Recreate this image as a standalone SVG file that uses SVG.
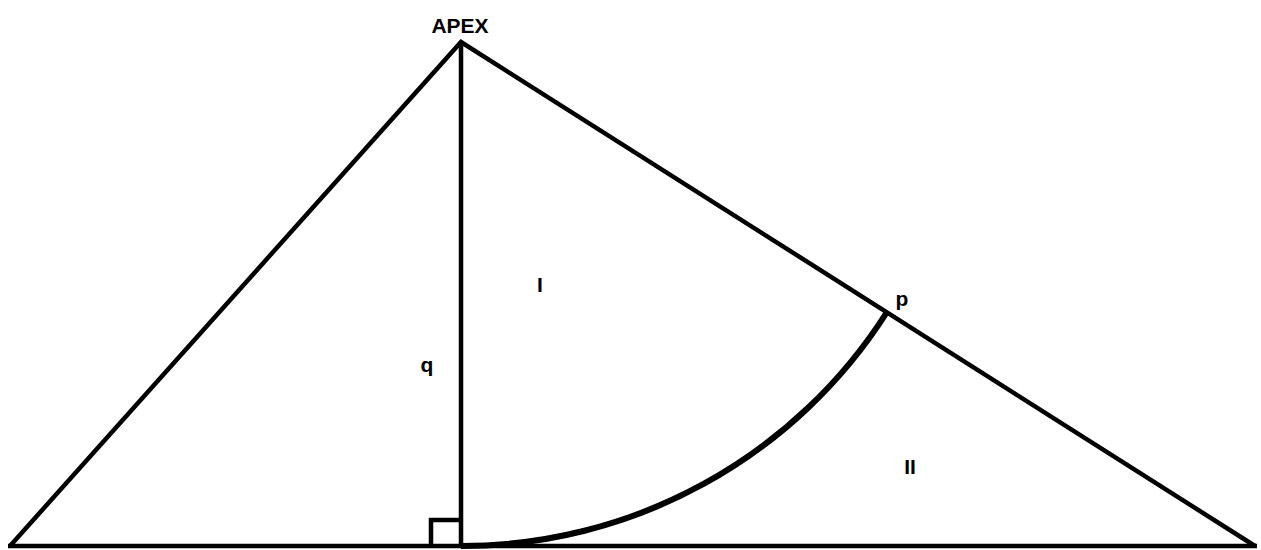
<svg xmlns="http://www.w3.org/2000/svg" width="1261" height="550" viewBox="0 0 1261 550">
<style>
.ln{fill:none;stroke:#000;stroke-width:4.5;stroke-linejoin:miter}
.arc{fill:none;stroke:#000;stroke-width:6}
.lb{font-family:"Liberation Sans",Arial,sans-serif;font-weight:bold;font-size:21px;fill:#000}
</style>
<rect width="1261" height="550" fill="#fff"/>
<g id="connectors">
<polyline class="ln" points="10,546 461,42 1255,546"/>
<line class="ln" x1="8" y1="546" x2="1257" y2="546"/>
<line class="ln" x1="461" y1="42" x2="461" y2="546"/>
<polyline class="ln" points="431,546 431,520 461,520"/>
<path class="arc" d="M461,546 A504,504 0 0 0 887,312"/>
</g>
<g id="apex"><text class="lb" x="460" y="33" text-anchor="middle">APEX</text></g>
<g id="label-I"><text class="lb" x="540" y="292" text-anchor="middle">I</text></g>
<g id="label-II"><text class="lb" x="910" y="474" text-anchor="middle">II</text></g>
<g id="label-q"><text class="lb" x="427" y="372" text-anchor="middle">q</text></g>
<g id="label-p"><text class="lb" x="902" y="306" text-anchor="middle">p</text></g>
</svg>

# # #

### Exercise prompt
Copy the listing over exactly, skipping the pictures it holds.

### Expected output
Recreate this image as a standalone SVG file that uses SVG.
<svg xmlns="http://www.w3.org/2000/svg" width="1261" height="550" viewBox="0 0 1261 550">
<style>
.ln{fill:none;stroke:#000;stroke-width:4.5;stroke-linejoin:miter}
.arc{fill:none;stroke:#000;stroke-width:6}
.lb{font-family:"Liberation Sans",Arial,sans-serif;font-weight:bold;font-size:21px;fill:#000}
</style>
<rect width="1261" height="550" fill="#fff"/>
<g id="connectors">
<polyline class="ln" points="10,546 461,42 1255,546"/>
<line class="ln" x1="8" y1="546" x2="1257" y2="546"/>
<line class="ln" x1="461" y1="42" x2="461" y2="546"/>
<polyline class="ln" points="431,546 431,520 461,520"/>
<path class="arc" d="M461,546 A504,504 0 0 0 887,312"/>
</g>
<g id="apex"><text class="lb" x="460" y="33" text-anchor="middle">APEX</text></g>
<g id="label-I"><text class="lb" x="540" y="292" text-anchor="middle">I</text></g>
<g id="label-II"><text class="lb" x="910" y="474" text-anchor="middle">II</text></g>
<g id="label-q"><text class="lb" x="427" y="372" text-anchor="middle">q</text></g>
<g id="label-p"><text class="lb" x="902" y="306" text-anchor="middle">p</text></g>
</svg>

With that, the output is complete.